What to Expect
When a seller accepts your offer to buy a home, the house is considered to be under contract until the sale is finalized on closing day. During the time your home is under contract, certain procedures such as home inspections, appraisals and title inspections take place.
A home inspection is usually part of the process of buying a new home. A home inspector checks the structure of a home’s interior and exterior for defects and inspects electrical wiring, plumbing, and heating and cooling systems. Even if your lender doesn’t require an inspection, you should still get one so you’re aware of any repairs the home needs. In addition, the inspector can instruct you on what type of maintenance is needed (for furnaces and water heaters, for example) and give you an idea how soon certain elements like the roof and siding may need to be replaced.
A home inspection contingency in your purchase agreement also ensures you can back out of the contract without penalty should the inspector find a significant problem with the home. Inspections can also reveal the need for repairs that you can ask the seller to complete before closing or provide a credit for at closing.
You should be present throughout the home inspection. While not all home inspections are identical, during a typical inspection, the inspector will:
check the house foundation for signs of cracking or settling
inspect the roof and gutters for damage, poor installation and leakage
examine the exterior walls for missing siding, cracking and damage
test the garage door for proper functioning and make sure the garage is properly ventilated
inspect the plumbing and pipes
examine the electrical wiring for safety features and potential fire hazards
make sure the water heater is properly installed and secured. The inspector will also note its age, so you’ll have an idea as to when it might need to be replaced.
examine heating, venting and air conditioning units
test the home’s smoke detectors
make sure the bathrooms and laundry rooms are properly ventilated
Your real estate agent or lender can connect you with a home inspector. You’re responsible for paying for the inspection.
Other suggested inspections, some of which may be required (depending on your loan type), include termite inspections and radon and water testing.
The job of a licensed professional real estate appraiser is to tell you and your lender how much the home you’re buying is worth based on the home’s condition, location, features and the current real estate market.
Lenders require an appraisal before giving you a mortgage because they want to make sure you aren’t borrowing more than the house is worth. Should you become unable to make your mortgage payments, the lender can foreclose on your home and sell it to recoup the money loaned to you. If you were to borrow more than the home’s market value and become unable to make payments, the lender would lose money on resale.
An appraiser will examine the interior and exterior of the home in order to note anything that might adversely affect the home’s value. This isn’t the same as the in-depth inspection completed by a home inspector.

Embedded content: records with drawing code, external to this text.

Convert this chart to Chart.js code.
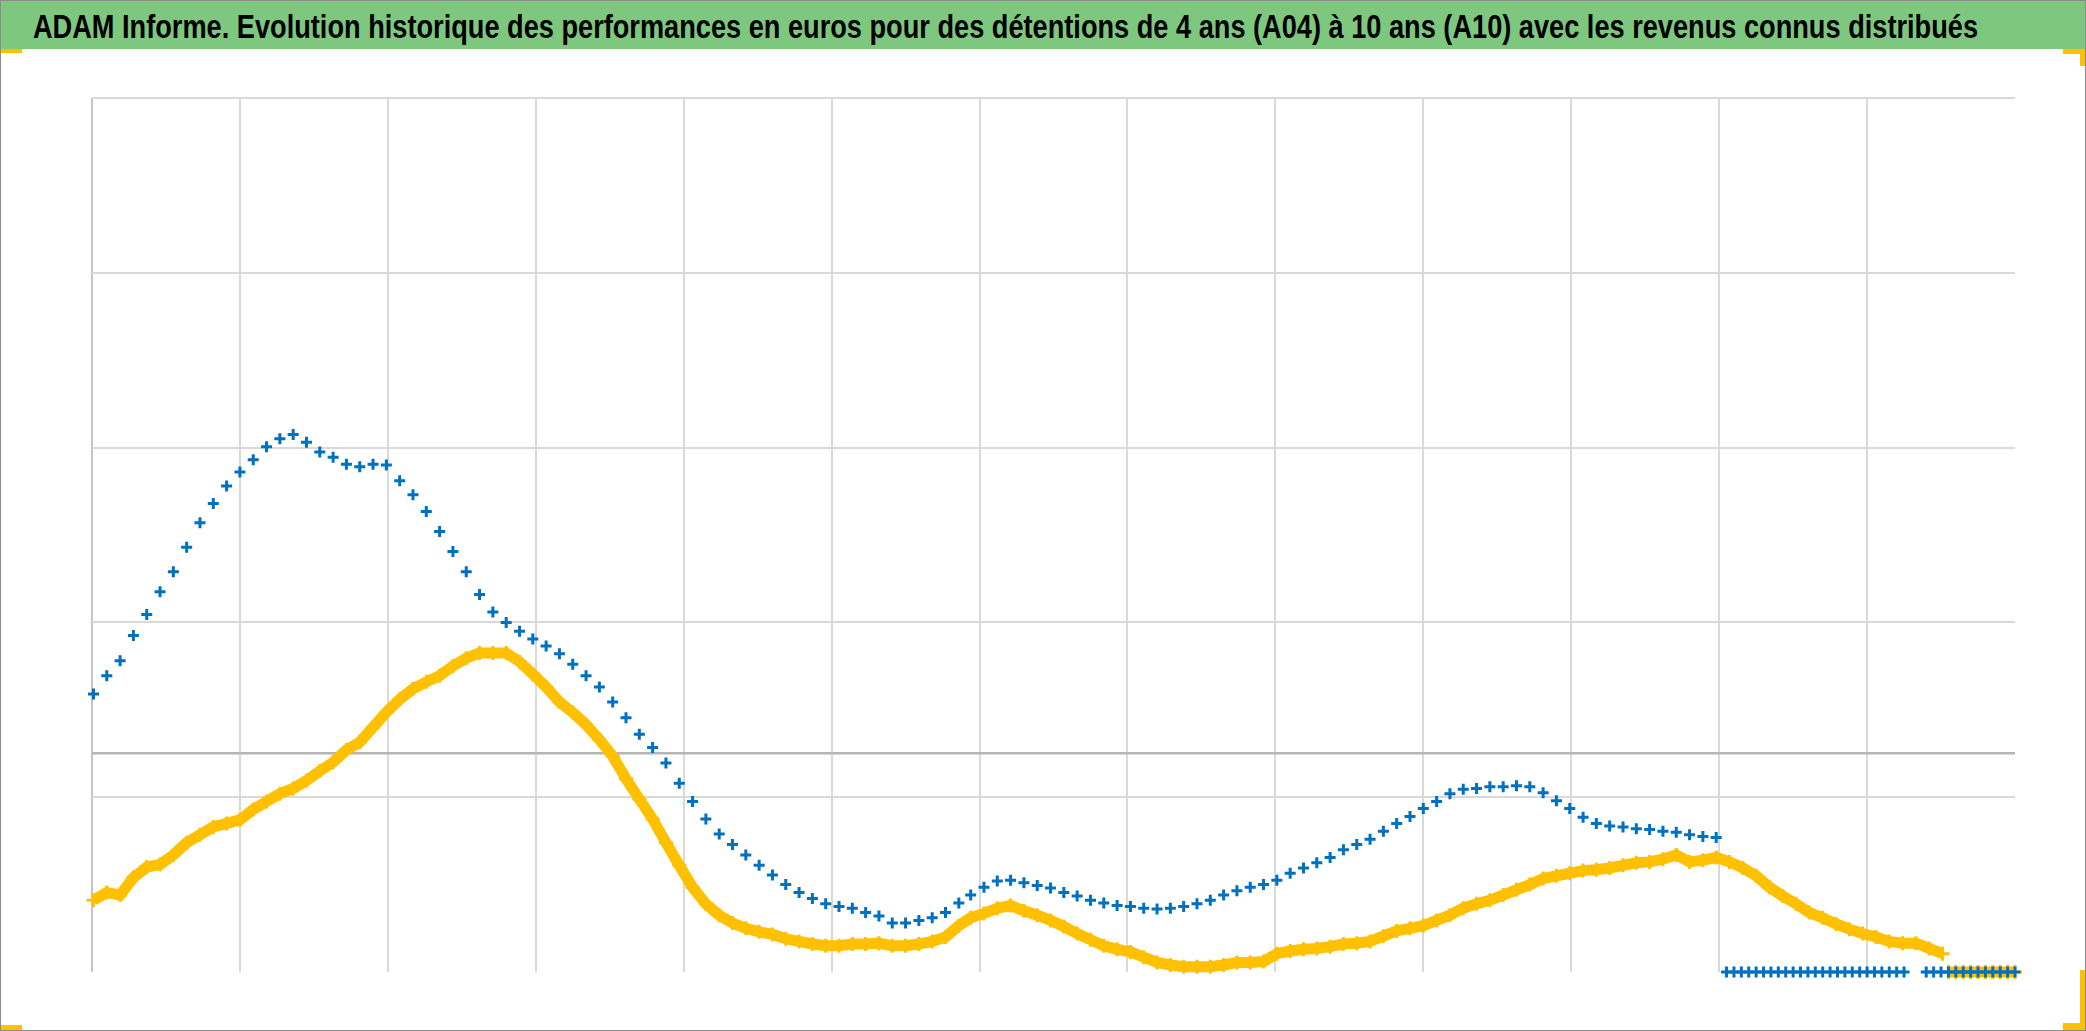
<!DOCTYPE html>
<html lang="fr">
<head>
<meta charset="utf-8">
<title>ADAM Informe</title>
<script src="https://cdn.jsdelivr.net/npm/chart.js@4.4.1/dist/chart.umd.min.js"></script>
<style>
  html, body { margin: 0; padding: 0; background: #fff; }
  #cadre { position: relative; width: 2086px; height: 1031px; overflow: hidden; }
  #bandeau { position: absolute; left: 0; top: 0; width: 2086px; height: 49px; background: #7dc87e; }
  #titre {
    position: absolute; left: 33px; top: 10px; line-height: 1; white-space: nowrap;
    font-family: "Liberation Sans Narrow", "Liberation Sans", Arial, sans-serif;
    font-weight: bold; font-size: 33px; color: #000; transform-origin: 0 0;
  }
  #graphique { position: absolute; left: 0; top: 0; }
  #bord { position: absolute; left: 0; top: 0; width: 2086px; height: 1031px; box-sizing: border-box; border: 1px solid #8c8c8c; pointer-events: none; }
  .coin { position: absolute; background: #ffc000; }
</style>
</head>
<body>
<div id="cadre">
  <canvas id="graphique" width="2086" height="1031"></canvas>
  <div id="bandeau"><span id="titre">ADAM Informe. Evolution historique des performances en euros pour des détentions de 4 ans (A04) à 10 ans (A10) avec les revenus connus distribués</span></div>
  <div class="coin" style="left:0;top:49px;width:22px;height:4px"></div>
  <div class="coin" style="left:2063px;top:49px;width:22px;height:5px"></div>
  <div class="coin" style="left:2080px;top:49px;width:5px;height:17px"></div>
  <div class="coin" style="left:0;top:1025px;width:22px;height:5px"></div>
  <div class="coin" style="left:2063px;top:1023px;width:22px;height:7px"></div>
  <div class="coin" style="left:2080px;top:970px;width:5px;height:60px"></div>
  <div id="bord"></div>
</div>
<script>
const dates = [
  0.01, 0.10, 0.19, 0.28, 0.37, 0.46, 0.55, 0.64, 0.73, 0.82,
  0.91, 1.00, 1.09, 1.18, 1.27, 1.36, 1.45, 1.54, 1.63, 1.72,
  1.81, 1.90, 1.99, 2.08, 2.17, 2.26, 2.35, 2.44, 2.53, 2.62,
  2.71, 2.80, 2.89, 2.98, 3.07, 3.16, 3.25, 3.34, 3.43, 3.52,
  3.61, 3.70, 3.79, 3.88, 3.97, 4.06, 4.15, 4.24, 4.33, 4.42,
  4.51, 4.60, 4.69, 4.78, 4.87, 4.96, 5.05, 5.14, 5.23, 5.32,
  5.41, 5.50, 5.59, 5.68, 5.77, 5.86, 5.94, 6.03, 6.12, 6.21,
  6.30, 6.39, 6.48, 6.57, 6.66, 6.75, 6.84, 6.93, 7.02, 7.11,
  7.20, 7.29, 7.38, 7.47, 7.56, 7.65, 7.74, 7.83, 7.92, 8.01,
  8.10, 8.19, 8.28, 8.37, 8.46, 8.55, 8.64, 8.73, 8.82, 8.91,
  9.00, 9.09, 9.18, 9.27, 9.36, 9.45, 9.54, 9.63, 9.72, 9.81,
  9.90, 9.99, 10.08, 10.17, 10.26, 10.35, 10.44, 10.53, 10.62, 10.71,
  10.80, 10.89, 10.98, 11.07, 11.16, 11.25, 11.34, 11.43, 11.52, 11.61,
  11.70, 11.79, 11.88, 11.97, 12.06, 12.15, 12.24, 12.33, 12.42, 12.51
];

// Série bleue (A04)
const perfBleue = [
  31.8, 33.9, 35.6, 38.5, 40.9, 43.5, 45.8, 48.6, 51.4, 53.6,
  55.6, 57.2, 58.6, 60.1, 61.0, 61.5, 60.6, 59.5, 58.9, 58.1,
  57.8, 58.1, 58.0, 56.2, 54.6, 52.7, 50.4, 48.1, 45.8, 43.2,
  41.2, 40.0, 39.0, 38.1, 37.3, 36.4, 35.2, 33.9, 32.6, 30.9,
  29.1, 27.2, 25.7, 23.9, 21.6, 19.5, 17.5, 15.8, 14.6, 13.4,
  12.2, 11.1, 10.0, 9.1, 8.4, 7.8, 7.5, 7.3, 6.8, 6.4,
  5.6, 5.6, 5.9, 6.2, 6.8, 7.9, 8.8, 9.7, 10.4, 10.5,
  10.2, 9.9, 9.6, 9.1, 8.7, 8.2, 7.9, 7.6, 7.5, 7.3,
  7.2, 7.3, 7.5, 7.8, 8.2, 8.8, 9.3, 9.7, 10.0, 10.5,
  11.3, 11.9, 12.5, 13.1, 14.0, 14.6, 15.2, 16.1, 17.0, 17.8,
  18.7, 19.5, 20.4, 20.9, 21.0, 21.2, 21.2, 21.3, 21.2, 20.5,
  19.6, 18.7, 17.7, 17.0, 16.7, 16.6, 16.4, 16.3, 16.1, 16.0,
  15.7, 15.5, 15.4
];

// Série jaune (A10)
const perfJaune = [
  8.2, 9.1, 8.8, 10.8, 12.0, 12.3, 13.4, 14.8, 15.7, 16.6,
  17.0, 17.4, 18.6, 19.5, 20.4, 21.0, 21.9, 23.0, 24.0, 25.4,
  26.3, 28.0, 29.7, 31.2, 32.4, 33.2, 33.9, 35.0, 35.9, 36.5,
  36.5, 36.5, 35.5, 34.1, 32.6, 30.9, 29.7, 28.3, 26.6, 24.7,
  22.1, 19.8, 17.5, 14.8, 12.2, 9.7, 7.8, 6.5, 5.6, 5.0,
  4.6, 4.3, 3.8, 3.5, 3.2, 3.0, 3.0, 3.2, 3.2, 3.3,
  3.0, 3.0, 3.2, 3.5, 4.0, 5.3, 6.2, 6.7, 7.3, 7.6,
  7.0, 6.5, 5.9, 5.2, 4.4, 3.7, 3.0, 2.6, 2.3, 1.7,
  1.1, 0.8, 0.6, 0.6, 0.6, 0.8, 1.1, 1.1, 1.2, 2.1,
  2.4, 2.6, 2.7, 2.9, 3.2, 3.3, 3.5, 4.1, 4.7, 5.0,
  5.3, 5.9, 6.5, 7.3, 7.8, 8.2, 8.8, 9.4, 10.0, 10.7,
  11.0, 11.3, 11.6, 11.7, 11.9, 12.2, 12.5, 12.6, 12.9, 13.4,
  12.6, 12.8, 13.1, 12.6, 11.9, 11.0, 9.7, 8.7, 7.8, 6.8,
  6.2, 5.5, 4.9, 4.4, 4.0, 3.5, 3.3, 3.3, 2.7, 2.1
];

// Périodes sans valeur connue (tracées à zéro)
const datesZeroBleue = [
  11.05, 11.10, 11.15, 11.20, 11.25, 11.30, 11.35, 11.40, 11.45, 11.50,
  11.55, 11.60, 11.65, 11.70, 11.75, 11.80, 11.85, 11.90, 11.95, 12.00,
  12.05, 12.10, 12.15, 12.20, 12.25,
  12.40, 12.45, 12.50, 12.55, 12.60, 12.65, 12.70, 12.75, 12.80, 12.85,
  12.90, 12.95, 13.00
];
const datesZeroJaune = [12.55, 12.60, 12.65, 12.70, 12.75, 12.80, 12.85, 12.90, 12.95, 13.00];

// Axes
const xMax = 13;
const yMax = 100;
const pasY = 20;
const croisementAxe = 25;

const bleu = '#0070c0';
const jaune = '#ffc000';

// Ajuste le titre à la largeur du bandeau
const titre = document.getElementById('titre');
const largeurTitre = 1945;
titre.style.transform = 'scaleX(' + (largeurTitre / titre.getBoundingClientRect().width) + ')';

function points(xs, ys) {
    return ys.map((y, i) => ({ x: xs[i], y: y }));
}

function zeros(xs) {
    return xs.map(x => ({ x: x, y: 0 }));
}

const marqueur = {
    pointStyle: 'cross',
    showLine: false,
    clip: false
};

const ctx = document.getElementById('graphique').getContext('2d');
const graphique = new Chart(ctx, {
    type: 'scatter',
    data: {
        datasets: [
            Object.assign({}, marqueur, {
                label: 'A04',
                data: points(dates, perfBleue),
                borderColor: bleu,
                backgroundColor: bleu,
                pointRadius: 5.5,
                pointBorderWidth: 3
            }),
            Object.assign({}, marqueur, {
                label: 'A04 zéro',
                data: zeros(datesZeroBleue),
                borderColor: bleu,
                backgroundColor: bleu,
                pointRadius: 5.5,
                pointBorderWidth: 3
            }),
            Object.assign({}, marqueur, {
                label: 'A10',
                data: points(dates, perfJaune),
                showLine: true,
                borderWidth: 11,
                borderColor: jaune,
                backgroundColor: jaune,
                pointRadius: 7,
                pointBorderWidth: 3
            }),
            Object.assign({}, marqueur, {
                label: 'A10 zéro',
                data: zeros(datesZeroJaune),
                showLine: true,
                borderWidth: 11,
                borderColor: jaune,
                backgroundColor: jaune,
                pointRadius: 7,
                pointBorderWidth: 3
            })
        ]
    },
    options: {
        responsive: false,
        animation: false,
        devicePixelRatio: 1,
        events: [],
        layout: {
            autoPadding: false,
            padding: { left: 92, top: 98, right: 71, bottom: 59 }
        },
        plugins: {
            legend: { display: false },
            tooltip: { enabled: false }
        },
        scales: {
            x: {
                type: 'linear',
                min: 0,
                max: xMax,
                ticks: { display: false, stepSize: 1 },
                border: { display: false },
                grid: {
                    drawTicks: false,
                    lineWidth: 2,
                    color: c => {
                        if (c.tick.value === 0) return '#c4c4c4';
                        if (c.tick.value === xMax) return 'rgba(0,0,0,0)';
                        return '#d9d9d9';
                    }
                },
                afterFit: s => { s.height = 0; }
            },
            y: {
                min: 0,
                max: yMax,
                ticks: { display: false, stepSize: pasY },
                border: { display: false },
                afterBuildTicks: s => { s.ticks.push({ value: croisementAxe }); },
                grid: {
                    drawTicks: false,
                    lineWidth: c => c.tick.value === croisementAxe ? 2.5 : 2,
                    color: c => {
                        if (c.tick.value === 0) return 'rgba(0,0,0,0)';
                        if (c.tick.value === croisementAxe) return '#b5b5b5';
                        return '#d9d9d9';
                    }
                },
                afterFit: s => { s.width = 0; }
            }
        }
    }
});
</script>
</body>
</html>
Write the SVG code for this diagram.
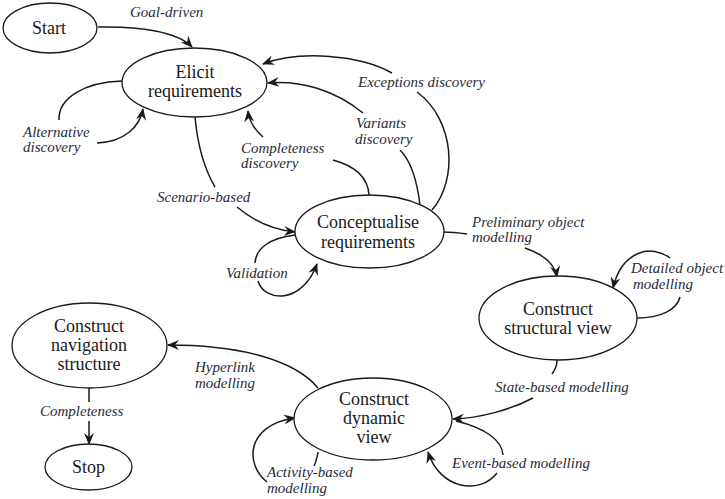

An appraiser determines the value of a home based on several factors, including:
sales of similar properties in the area
market trends and house amenities, including square footage and number of bedrooms and bathrooms
If the appraisal comes in below your purchase agreement price, you can negotiate with the seller to lower the price. Lenders won’t approve a loan for more than a home’s appraised worth. That leaves you with two options: pay the difference from your own funds or start the search for a different home.
While your lender will order the appraisal, you’re responsible for paying the appraisal fee. Generally, you won’t need to be present for the appraisal and will receive a copy of the report.
Title Search and Title Insurance
You’ll also want to make sure the home is free from any legal claims against it. A title company searches property records to make sure the home’s seller legally owns the property and that no one else can claim ownership of it. During this title search, the company also looks for outstanding mortgages, liens, judgments or unpaid taxes associated with the property. A search also reveals whether there are any restrictions, easements, leases or other issues that might affect your ownership of the home.
A title company also may request a property survey to determine the boundaries of the plot of land that a home sits on and if there are any encroachments on the property by neighbors that may impact ownership.
After a title is validated, the title company will issue a title insurance policy. This protects you and your lender against claims or legal fees that may arise from disputes over the property’s ownership. Title insurance policies include:
Owner's title insurance, which protects you in the event that an undetected title problem, such as forgery or undisclosed heirs, later arises.
Lender’s title insurance, also called a loan policy, which protects your mortgage company against the same types of problems.
Most lenders require lender’s title insurance. You don’t have to get owner’s title insurance, although it can be a good idea.
You’ll pay title insurance as a one-time fee at closing. The cost varies, depending on the amount of the loan and the state where you live.
After your home inspection, appraisal and title search are complete, you’ve secured financing with a lender, and you or the seller have addressed any issues with home repairs, it’s time to close on the home.
Closing, or settlement, is when you sign off on all of the legal documents related to your mortgage and homeownership is transferred to you. You’ll also pay certain closing costs and fees. Your Closing Disclosure (formerly HUD-1 Settlement Statement) provides final closing costs, and you’ll review this document prior to closing.